What always strikes me when I return to my mom's house is that those same thousands of photos that we keep on our phone, she still has the prints! The tangible, imperfect, sometimes out-of-focus prints! For our generation, I'm sure it's the same in most of our family homes. And it's a jolt of nolstalgia when we come across those photos. There are very few memories I have that don't contain my mom with her battered old Pentax in hand at the beach and in the garden and at our dance recitals/softball games/various milestones and the excitement of dropping off the film to be developed, not knowing exactly what was on it this time.
In 2003, just as digital photography was building up steam, I graduated from high school and my mom gifted me with the most beautiful Minolta. It had digital displays and auto-focus. It had all the bells and whistles of a truly great camera. However, I was an ungrateful little brat and promptly stashed it away in my closet for the sheer annoying fact that it wasn't a digital camera. Here mom was so thoughtfully gifting me with my very own fancy-pants version of her Pentax, hoping I would artfully capture the next exhilarating 4 years of university and really learn my craft, when all I wanted was some drunk selfies with my friends that I could delete in the morning after cringing my way through them (this was also pre-Facebook, we really had it so good!).
It wasn't until my sophomore year when I spent a semester abroad in Florence and was to study black and white photography the old-fashioned way that I dusted off that beautiful old beast of a camera. Suddenly, photography was ART! (yeah, yeah I was a slow learner). I spent days alternating between the painting studio and the dark room, learning all those bell and whistles and switches and what the numbers meant.

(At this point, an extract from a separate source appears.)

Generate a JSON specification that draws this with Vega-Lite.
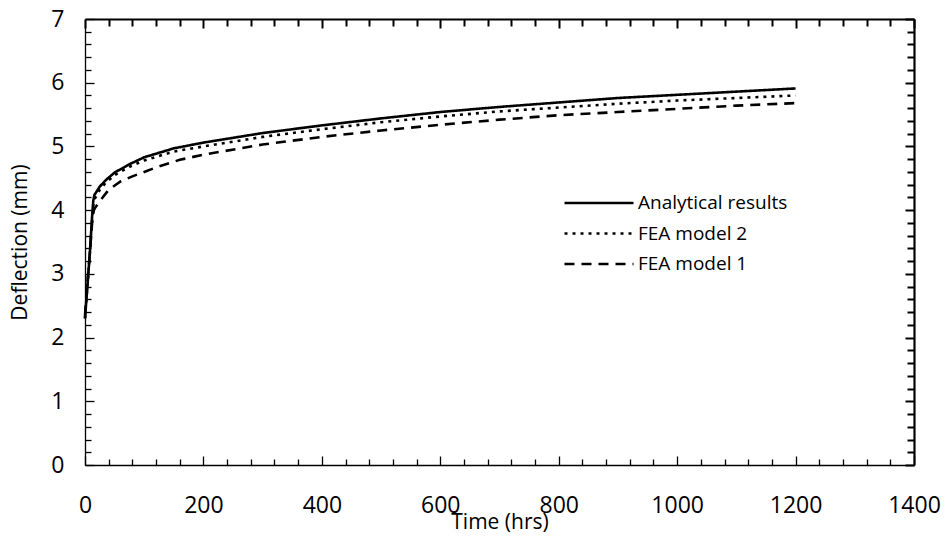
{
  "$schema": "https://vega.github.io/schema/vega-lite/v6.json",
  "autosize": {"type": "none"},
  "padding": {"left": 85, "top": 19, "right": 33, "bottom": 79},
  "width": 829,
  "height": 446,
  "background": "white",
  "config": {
    "view": {"stroke": null},
    "font": "Open Sans",
    "axis": {"grid": false, "domainColor": "black", "tickColor": "black", "labelColor": "black", "titleColor": "black", "labelFont": "Open Sans", "titleFont": "Open Sans", "titleFontWeight": "normal"}
  },
  "data": {"values": [
    {"series": "Analytical results", "t": 0, "v": 2.3},
    {"series": "Analytical results", "t": 4, "v": 2.8},
    {"series": "Analytical results", "t": 8, "v": 3.3},
    {"series": "Analytical results", "t": 12, "v": 3.9},
    {"series": "Analytical results", "t": 14, "v": 4.15},
    {"series": "Analytical results", "t": 16, "v": 4.24},
    {"series": "Analytical results", "t": 25, "v": 4.37},
    {"series": "Analytical results", "t": 35, "v": 4.47},
    {"series": "Analytical results", "t": 50, "v": 4.59},
    {"series": "Analytical results", "t": 75, "v": 4.72},
    {"series": "Analytical results", "t": 100, "v": 4.83},
    {"series": "Analytical results", "t": 150, "v": 4.97},
    {"series": "Analytical results", "t": 200, "v": 5.06},
    {"series": "Analytical results", "t": 300, "v": 5.21},
    {"series": "Analytical results", "t": 400, "v": 5.33},
    {"series": "Analytical results", "t": 500, "v": 5.44},
    {"series": "Analytical results", "t": 600, "v": 5.54},
    {"series": "Analytical results", "t": 700, "v": 5.62},
    {"series": "Analytical results", "t": 800, "v": 5.69},
    {"series": "Analytical results", "t": 900, "v": 5.76},
    {"series": "Analytical results", "t": 1000, "v": 5.81},
    {"series": "Analytical results", "t": 1100, "v": 5.86},
    {"series": "Analytical results", "t": 1200, "v": 5.91},
    {"series": "FEA model 2", "t": 0, "v": 2.3},
    {"series": "FEA model 2", "t": 4, "v": 2.8},
    {"series": "FEA model 2", "t": 8, "v": 3.3},
    {"series": "FEA model 2", "t": 12, "v": 3.85},
    {"series": "FEA model 2", "t": 14, "v": 4.08},
    {"series": "FEA model 2", "t": 16, "v": 4.17},
    {"series": "FEA model 2", "t": 25, "v": 4.32},
    {"series": "FEA model 2", "t": 35, "v": 4.43},
    {"series": "FEA model 2", "t": 50, "v": 4.55},
    {"series": "FEA model 2", "t": 75, "v": 4.68},
    {"series": "FEA model 2", "t": 100, "v": 4.78},
    {"series": "FEA model 2", "t": 150, "v": 4.92},
    {"series": "FEA model 2", "t": 200, "v": 5.0},
    {"series": "FEA model 2", "t": 300, "v": 5.15},
    {"series": "FEA model 2", "t": 400, "v": 5.27},
    {"series": "FEA model 2", "t": 500, "v": 5.38},
    {"series": "FEA model 2", "t": 600, "v": 5.47},
    {"series": "FEA model 2", "t": 700, "v": 5.55},
    {"series": "FEA model 2", "t": 800, "v": 5.61},
    {"series": "FEA model 2", "t": 900, "v": 5.67},
    {"series": "FEA model 2", "t": 1000, "v": 5.72},
    {"series": "FEA model 2", "t": 1100, "v": 5.76},
    {"series": "FEA model 2", "t": 1200, "v": 5.8},
    {"series": "FEA model 1", "t": 0, "v": 2.35},
    {"series": "FEA model 1", "t": 4, "v": 2.85},
    {"series": "FEA model 1", "t": 8, "v": 3.3},
    {"series": "FEA model 1", "t": 12, "v": 3.8},
    {"series": "FEA model 1", "t": 15, "v": 4.0},
    {"series": "FEA model 1", "t": 18, "v": 4.05},
    {"series": "FEA model 1", "t": 25, "v": 4.14},
    {"series": "FEA model 1", "t": 40, "v": 4.32},
    {"series": "FEA model 1", "t": 60, "v": 4.45},
    {"series": "FEA model 1", "t": 80, "v": 4.53},
    {"series": "FEA model 1", "t": 100, "v": 4.6},
    {"series": "FEA model 1", "t": 120, "v": 4.67},
    {"series": "FEA model 1", "t": 160, "v": 4.79},
    {"series": "FEA model 1", "t": 200, "v": 4.87},
    {"series": "FEA model 1", "t": 300, "v": 5.03},
    {"series": "FEA model 1", "t": 400, "v": 5.15},
    {"series": "FEA model 1", "t": 500, "v": 5.25},
    {"series": "FEA model 1", "t": 600, "v": 5.34},
    {"series": "FEA model 1", "t": 700, "v": 5.42},
    {"series": "FEA model 1", "t": 800, "v": 5.49},
    {"series": "FEA model 1", "t": 900, "v": 5.54},
    {"series": "FEA model 1", "t": 1000, "v": 5.59},
    {"series": "FEA model 1", "t": 1100, "v": 5.64},
    {"series": "FEA model 1", "t": 1200, "v": 5.68}
  ]},
  "layer": [
    {
      "mark": {"type": "line", "stroke": "black", "strokeWidth": 2.6, "strokeCap": "butt"},
      "encoding": {
        "x": {"field": "t", "type": "quantitative",
          "scale": {"domain": [0, 1400], "nice": false, "zero": false},
          "axis": {"orient": "bottom", "title": "Time (hrs)", "titleFontSize": 21, "titlePadding": -9,
            "values": [0,40,80,120,160,200,240,280,320,360,400,440,480,520,560,600,640,680,720,760,800,840,880,920,960,1000,1040,1080,1120,1160,1200,1240,1280,1320,1360,1400],
            "labelExpr": "datum.value % 200 === 0 ? format(datum.value, 'd') : ''",
            "labelFontSize": 23, "labelPadding": 38, "labelFlush": false, "labelOverlap": false,
            "tickSize": {"condition": {"test": "datum.value % 200 === 0", "value": -9}, "value": -6},
            "tickWidth": 1.3, "domainWidth": 1.3}},
        "y": {"field": "v", "type": "quantitative",
          "scale": {"domain": [0, 7], "nice": false, "zero": false},
          "axis": {"orient": "left", "title": "Deflection (mm)", "titleFontSize": 21, "titlePadding": 20,
            "values": [0,0.2,0.4,0.6,0.8,1,1.2,1.4,1.6,1.8,2,2.2,2.4,2.6,2.8,3,3.2,3.4,3.6,3.8,4,4.2,4.4,4.6,4.8,5,5.2,5.4,5.6,5.8,6,6.2,6.4,6.6,6.8,7],
            "labelExpr": "abs(datum.value - round(datum.value)) < 0.01 ? format(round(datum.value), 'd') : ''",
            "labelFontSize": 23, "labelPadding": 30, "labelFlush": false, "labelOverlap": false,
            "tickSize": {"condition": {"test": "abs(datum.value - round(datum.value)) < 0.01", "value": -9}, "value": -6},
            "tickWidth": 1.3, "domainWidth": 1.3}},
        "strokeDash": {"field": "series", "type": "nominal",
          "scale": {"domain": ["Analytical results", "FEA model 2", "FEA model 1"], "range": [[1, 0], [3, 5], [10, 7]]},
          "legend": {"title": null, "orient": "none", "legendX": 501, "legendY": 171, "padding": 0,
            "symbolType": "M-3,0H3", "symbolSize": 529, "symbolStrokeWidth": 2.6, "symbolStrokeColor": "black", "symbolFillColor": "transparent",
            "labelFontSize": 19, "labelFont": "Open Sans", "labelColor": "black", "labelOffset": 26, "rowPadding": 7.5}}
      }
    },
    {
      "mark": {"type": "line", "opacity": 0},
      "encoding": {
        "x": {"field": "t", "type": "quantitative",
          "axis": {"orient": "top", "title": null, "labels": false,
            "values": [0,40,80,120,160,200,240,280,320,360,400,440,480,520,560,600,640,680,720,760,800,840,880,920,960,1000,1040,1080,1120,1160,1200,1240,1280,1320,1360,1400],
            "tickSize": {"condition": {"test": "datum.value % 200 === 0", "value": -9}, "value": -7},
            "tickWidth": 2, "domainWidth": 2.2}},
        "y": {"field": "v", "type": "quantitative",
          "axis": {"orient": "right", "title": null, "labels": false,
            "values": [0,0.2,0.4,0.6,0.8,1,1.2,1.4,1.6,1.8,2,2.2,2.4,2.6,2.8,3,3.2,3.4,3.6,3.8,4,4.2,4.4,4.6,4.8,5,5.2,5.4,5.6,5.8,6,6.2,6.4,6.6,6.8,7],
            "tickSize": {"condition": {"test": "abs(datum.value - round(datum.value)) < 0.01", "value": -9}, "value": -7},
            "tickWidth": 2, "domainWidth": 2.2}}
      }
    }
  ],
  "resolve": {"axis": {"x": "independent", "y": "independent"}}
}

I learned how to manipulate an image, not in Photoshop, but in a developing tray and on the enlarger. How to burn to push shadow and dodge to brighten darker areas up. I learned about Sally Mann and Diane Arbus and posing my subjects without cheesy grins. I became brave and asked the artists painting the Duomo if I could take their pictures. I stopped being awkward and became confident approaching strangers, knowing that I was creating.
In 2009 I was living in another foreign city. This time I was in Hamburg working as a nanny for a English/German family and feeling somewhat adrift having finished my degree some months before. I was at a fleamarket (the Germans do them better than anyone!) and it was serendipity: a 35 year old Minolta SRT-II, unused for over 20 years, in perfect mint condition. Once I loaded up my first roll of film, that camera rarely left my side and hasn't really in 6 years.
Eventually, I finally picked up my very own D-SLR and learning the magic of digital editing (and the relative ease of Lightroom compared with a darkroom) has been like being back in that classroom again. For awhile I was fighting to produce clean, crisp, perfectly balanced digital images. It was hard to reconcile my film background with this shiny, quick new way of doing things. But the images didn't look like mine, they didn't look like those memories I was trying so desperately to preserve. So a few years ago I went back to the basics. I switched my Nikon over to 'manual' and went over my notes from many years ago. I adjusted aperature, I overexposed, I re-learned the principles of photography because they're all the same, regardless of equipment. And I stopped working with my Nikon like I was cheating on my trusty Minolta.
When Hadley was born, I realised that it was time to fill those albums for her. And whilst I still take a ridiculous amount of photos on my phone, I make sure I remember to slow down and reach for whatever camera happens to be nearby. It could have a roll of film in it or a memory card but regardless, I make sure I take the same time to look through it, focus, adjust and shoot. I edit now in a style that hearkens back to the grainy texture of film. I print as much off as I can, sending it off to a lab rather than running for instant relief to Boots. There are photos on the wall and in drawers, there are albums on the shelves now and real, tangible images that she will get to come home to.
Going analog in my work has caused me to take a minute and take stock of the other places in my life where I can unplug. I'm trying to look up more, listen to more records and read more books. I'm rying to be present in my life, to slow down and stop looking for instant gratification. The strongest memories aren't going to always be captured by the click of a shutter. But if they are, I'll do my best to print them out, frame them, hold them tight and keep them safe for when we come home.